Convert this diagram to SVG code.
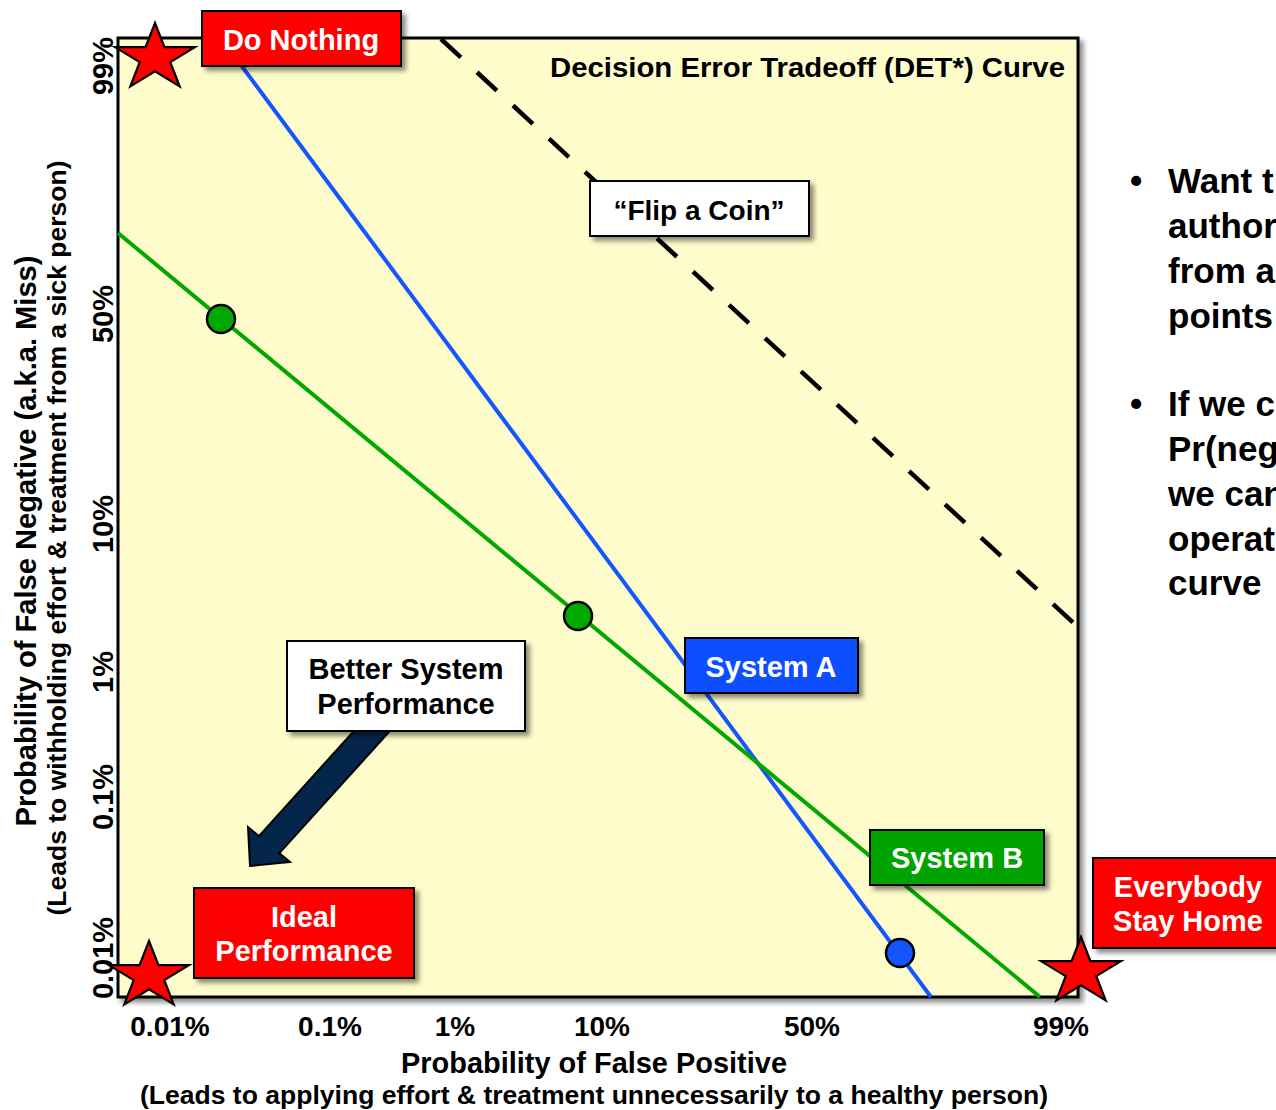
<svg xmlns="http://www.w3.org/2000/svg" xmlns:xlink="http://www.w3.org/1999/xlink" width="1276" height="1110" viewBox="0 0 1276 1110">
  <style>
    .t { font-family: "Liberation Sans", Arial, Helvetica, sans-serif; font-weight: bold; }
    .k { fill: #000; }
    .w { fill: #fff; }
    .mid { text-anchor: middle; }
    .box { stroke: #000; stroke-width: 2; }
    .red { fill: #ff0000; }
    .star { fill: #ff0000; stroke: #000; stroke-width: 2.2; stroke-linejoin: miter; }
    .dot { stroke: #000; stroke-width: 2.5; }
  </style>
  <defs>
    <filter id="shadow" x="-20%" y="-20%" width="150%" height="160%">
      <feDropShadow dx="4" dy="4" stdDeviation="2.5" flood-color="#000" flood-opacity="0.45"/>
    </filter>
    <polygon id="star" points="0,-35 9.46,-10.84 39.95,-10.82 15.29,4.14 24.68,28.32 0,13.4 -24.68,28.32 -15.29,4.14 -39.95,-10.82 -9.46,-10.84"/>
  </defs>

  <rect width="1276" height="1110" fill="#fff"/>

  <!-- plot area -->
  <g id="plot">
    <rect x="118" y="38" width="960" height="959" fill="#fffccb" stroke="#000" stroke-width="3" filter="url(#shadow)"/>
    <text class="t k" x="1065" y="77" font-size="28" text-anchor="end" textLength="515" lengthAdjust="spacingAndGlyphs">Decision Error Tradeoff (DET*) Curve</text>
  </g>

  <!-- axis tick labels -->
  <g id="x-ticks" class="t k mid" font-size="28">
    <text x="170" y="1036">0.01%</text>
    <text x="330" y="1036">0.1%</text>
    <text x="455" y="1036">1%</text>
    <text x="602" y="1036">10%</text>
    <text x="812" y="1036">50%</text>
    <text x="1061" y="1036">99%</text>
  </g>
  <g id="y-ticks" class="t k mid" font-size="29">
    <text transform="translate(113,66) rotate(-90)">99%</text>
    <text transform="translate(113,314) rotate(-90)">50%</text>
    <text transform="translate(113,524) rotate(-90)">10%</text>
    <text transform="translate(113,672) rotate(-90)">1%</text>
    <text transform="translate(113,797) rotate(-90)">0.1%</text>
    <text transform="translate(113,958) rotate(-90)">0.01%</text>
  </g>

  <!-- axis titles -->
  <g id="x-title" class="t k mid">
    <text x="594" y="1073" font-size="29" textLength="386" lengthAdjust="spacingAndGlyphs">Probability of False Positive</text>
    <text x="594" y="1104" font-size="26" textLength="908" lengthAdjust="spacingAndGlyphs">(Leads to applying effort &amp; treatment unnecessarily to a healthy person)</text>
  </g>
  <g id="y-title" class="t k mid">
    <text transform="translate(36,541) rotate(-90)" font-size="29" textLength="571" lengthAdjust="spacingAndGlyphs">Probability of False Negative (a.k.a. Miss)</text>
    <text transform="translate(66,538) rotate(-90)" font-size="26" textLength="755" lengthAdjust="spacingAndGlyphs">(Leads to withholding effort &amp; treatment from a sick person)</text>
  </g>

  <!-- curves -->
  <g id="connectors" fill="none">
    <line x1="441" y1="39" x2="1079" y2="628" stroke="#000" stroke-width="4.5" stroke-dasharray="27 22"/>
    <line x1="221" y1="38" x2="931" y2="997" stroke="#1356ff" stroke-width="4"/>
    <line x1="118" y1="233" x2="1040" y2="997" stroke="#00a800" stroke-width="4"/>
  </g>

  <!-- operating points -->
  <g id="points">
    <circle class="dot" cx="221" cy="319" r="14" fill="#00a800"/>
    <circle class="dot" cx="578" cy="616" r="14" fill="#00a800"/>
    <circle class="dot" cx="900" cy="953" r="14" fill="#1356ff"/>
  </g>

  <!-- improvement arrow -->
  <g id="better-arrow">
    <polygon points="359.3,725 395.3,725 279.4,853.2 290,862 250,866 248,827 258.9,836.1" fill="#04264a" stroke="#000" stroke-width="2" stroke-linejoin="miter"/>
  </g>

  <!-- labels -->
  <g id="do-nothing">
    <rect class="box red" x="202" y="11" width="199" height="55" filter="url(#shadow)"/>
    <text class="t w mid" x="301" y="50" font-size="29">Do Nothing</text>
  </g>
  <g id="flip-coin">
    <rect class="box" x="590" y="181" width="219" height="55" fill="#fff" stroke-width="1.5" filter="url(#shadow)"/>
    <text class="t k mid" x="699" y="220" font-size="28">&#x201C;Flip a Coin&#x201D;</text>
  </g>
  <g id="system-a">
    <rect class="box" x="685" y="638" width="173" height="55" fill="#0b50ff" stroke-width="1.5" filter="url(#shadow)"/>
    <text class="t w mid" x="771" y="677" font-size="29">System A</text>
  </g>
  <g id="system-b">
    <rect class="box" x="870" y="830" width="174" height="55" fill="#00a300" stroke-width="1.5" filter="url(#shadow)"/>
    <text class="t w mid" x="957" y="868" font-size="29">System B</text>
  </g>
  <g id="better-performance">
    <rect class="box" x="287" y="641" width="238" height="90" fill="#fff" stroke-width="1.5" filter="url(#shadow)"/>
    <text class="t k mid" x="406" y="679" font-size="29">Better System</text>
    <text class="t k mid" x="406" y="714" font-size="29">Performance</text>
  </g>
  <g id="ideal-performance">
    <rect class="box red" x="194" y="888" width="220" height="90" filter="url(#shadow)"/>
    <text class="t w mid" x="304" y="927" font-size="29">Ideal</text>
    <text class="t w mid" x="304" y="961" font-size="29">Performance</text>
  </g>
  <g id="everybody-home">
    <rect class="box red" x="1093" y="858" width="200" height="90" filter="url(#shadow)"/>
    <text class="t w mid" x="1188" y="897" font-size="29">Everybody</text>
    <text class="t w mid" x="1188" y="931" font-size="29">Stay Home</text>
  </g>

  <!-- corner stars -->
  <g id="stars">
    <use xlink:href="#star" href="#star" class="star" transform="translate(155,58)"/>
    <use xlink:href="#star" href="#star" class="star" transform="translate(149,976)"/>
    <use xlink:href="#star" href="#star" class="star" transform="translate(1081,972)"/>
  </g>

  <!-- side notes -->
  <g id="notes" class="t k" font-size="35">
    <text x="1130" y="193">&#x2022;</text>
    <text x="1168" y="193">Want t</text>
    <text x="1168" y="238">author</text>
    <text x="1168" y="283">from a</text>
    <text x="1168" y="328">points</text>
    <text x="1130" y="416">&#x2022;</text>
    <text x="1168" y="416">If we c</text>
    <text x="1168" y="461">Pr(neg</text>
    <text x="1168" y="506">we can</text>
    <text x="1168" y="551">operat</text>
    <text x="1168" y="595">curve</text>
  </g>
</svg>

■ EXERCISE OBJECTIVE: Word for word, quote the full listing, omitting every picture.

■ THE ANSWER:
Convert this diagram to SVG code.
<svg xmlns="http://www.w3.org/2000/svg" xmlns:xlink="http://www.w3.org/1999/xlink" width="1276" height="1110" viewBox="0 0 1276 1110">
  <style>
    .t { font-family: "Liberation Sans", Arial, Helvetica, sans-serif; font-weight: bold; }
    .k { fill: #000; }
    .w { fill: #fff; }
    .mid { text-anchor: middle; }
    .box { stroke: #000; stroke-width: 2; }
    .red { fill: #ff0000; }
    .star { fill: #ff0000; stroke: #000; stroke-width: 2.2; stroke-linejoin: miter; }
    .dot { stroke: #000; stroke-width: 2.5; }
  </style>
  <defs>
    <filter id="shadow" x="-20%" y="-20%" width="150%" height="160%">
      <feDropShadow dx="4" dy="4" stdDeviation="2.5" flood-color="#000" flood-opacity="0.45"/>
    </filter>
    <polygon id="star" points="0,-35 9.46,-10.84 39.95,-10.82 15.29,4.14 24.68,28.32 0,13.4 -24.68,28.32 -15.29,4.14 -39.95,-10.82 -9.46,-10.84"/>
  </defs>

  <rect width="1276" height="1110" fill="#fff"/>

  <!-- plot area -->
  <g id="plot">
    <rect x="118" y="38" width="960" height="959" fill="#fffccb" stroke="#000" stroke-width="3" filter="url(#shadow)"/>
    <text class="t k" x="1065" y="77" font-size="28" text-anchor="end" textLength="515" lengthAdjust="spacingAndGlyphs">Decision Error Tradeoff (DET*) Curve</text>
  </g>

  <!-- axis tick labels -->
  <g id="x-ticks" class="t k mid" font-size="28">
    <text x="170" y="1036">0.01%</text>
    <text x="330" y="1036">0.1%</text>
    <text x="455" y="1036">1%</text>
    <text x="602" y="1036">10%</text>
    <text x="812" y="1036">50%</text>
    <text x="1061" y="1036">99%</text>
  </g>
  <g id="y-ticks" class="t k mid" font-size="29">
    <text transform="translate(113,66) rotate(-90)">99%</text>
    <text transform="translate(113,314) rotate(-90)">50%</text>
    <text transform="translate(113,524) rotate(-90)">10%</text>
    <text transform="translate(113,672) rotate(-90)">1%</text>
    <text transform="translate(113,797) rotate(-90)">0.1%</text>
    <text transform="translate(113,958) rotate(-90)">0.01%</text>
  </g>

  <!-- axis titles -->
  <g id="x-title" class="t k mid">
    <text x="594" y="1073" font-size="29" textLength="386" lengthAdjust="spacingAndGlyphs">Probability of False Positive</text>
    <text x="594" y="1104" font-size="26" textLength="908" lengthAdjust="spacingAndGlyphs">(Leads to applying effort &amp; treatment unnecessarily to a healthy person)</text>
  </g>
  <g id="y-title" class="t k mid">
    <text transform="translate(36,541) rotate(-90)" font-size="29" textLength="571" lengthAdjust="spacingAndGlyphs">Probability of False Negative (a.k.a. Miss)</text>
    <text transform="translate(66,538) rotate(-90)" font-size="26" textLength="755" lengthAdjust="spacingAndGlyphs">(Leads to withholding effort &amp; treatment from a sick person)</text>
  </g>

  <!-- curves -->
  <g id="connectors" fill="none">
    <line x1="441" y1="39" x2="1079" y2="628" stroke="#000" stroke-width="4.5" stroke-dasharray="27 22"/>
    <line x1="221" y1="38" x2="931" y2="997" stroke="#1356ff" stroke-width="4"/>
    <line x1="118" y1="233" x2="1040" y2="997" stroke="#00a800" stroke-width="4"/>
  </g>

  <!-- operating points -->
  <g id="points">
    <circle class="dot" cx="221" cy="319" r="14" fill="#00a800"/>
    <circle class="dot" cx="578" cy="616" r="14" fill="#00a800"/>
    <circle class="dot" cx="900" cy="953" r="14" fill="#1356ff"/>
  </g>

  <!-- improvement arrow -->
  <g id="better-arrow">
    <polygon points="359.3,725 395.3,725 279.4,853.2 290,862 250,866 248,827 258.9,836.1" fill="#04264a" stroke="#000" stroke-width="2" stroke-linejoin="miter"/>
  </g>

  <!-- labels -->
  <g id="do-nothing">
    <rect class="box red" x="202" y="11" width="199" height="55" filter="url(#shadow)"/>
    <text class="t w mid" x="301" y="50" font-size="29">Do Nothing</text>
  </g>
  <g id="flip-coin">
    <rect class="box" x="590" y="181" width="219" height="55" fill="#fff" stroke-width="1.5" filter="url(#shadow)"/>
    <text class="t k mid" x="699" y="220" font-size="28">&#x201C;Flip a Coin&#x201D;</text>
  </g>
  <g id="system-a">
    <rect class="box" x="685" y="638" width="173" height="55" fill="#0b50ff" stroke-width="1.5" filter="url(#shadow)"/>
    <text class="t w mid" x="771" y="677" font-size="29">System A</text>
  </g>
  <g id="system-b">
    <rect class="box" x="870" y="830" width="174" height="55" fill="#00a300" stroke-width="1.5" filter="url(#shadow)"/>
    <text class="t w mid" x="957" y="868" font-size="29">System B</text>
  </g>
  <g id="better-performance">
    <rect class="box" x="287" y="641" width="238" height="90" fill="#fff" stroke-width="1.5" filter="url(#shadow)"/>
    <text class="t k mid" x="406" y="679" font-size="29">Better System</text>
    <text class="t k mid" x="406" y="714" font-size="29">Performance</text>
  </g>
  <g id="ideal-performance">
    <rect class="box red" x="194" y="888" width="220" height="90" filter="url(#shadow)"/>
    <text class="t w mid" x="304" y="927" font-size="29">Ideal</text>
    <text class="t w mid" x="304" y="961" font-size="29">Performance</text>
  </g>
  <g id="everybody-home">
    <rect class="box red" x="1093" y="858" width="200" height="90" filter="url(#shadow)"/>
    <text class="t w mid" x="1188" y="897" font-size="29">Everybody</text>
    <text class="t w mid" x="1188" y="931" font-size="29">Stay Home</text>
  </g>

  <!-- corner stars -->
  <g id="stars">
    <use xlink:href="#star" href="#star" class="star" transform="translate(155,58)"/>
    <use xlink:href="#star" href="#star" class="star" transform="translate(149,976)"/>
    <use xlink:href="#star" href="#star" class="star" transform="translate(1081,972)"/>
  </g>

  <!-- side notes -->
  <g id="notes" class="t k" font-size="35">
    <text x="1130" y="193">&#x2022;</text>
    <text x="1168" y="193">Want t</text>
    <text x="1168" y="238">author</text>
    <text x="1168" y="283">from a</text>
    <text x="1168" y="328">points</text>
    <text x="1130" y="416">&#x2022;</text>
    <text x="1168" y="416">If we c</text>
    <text x="1168" y="461">Pr(neg</text>
    <text x="1168" y="506">we can</text>
    <text x="1168" y="551">operat</text>
    <text x="1168" y="595">curve</text>
  </g>
</svg>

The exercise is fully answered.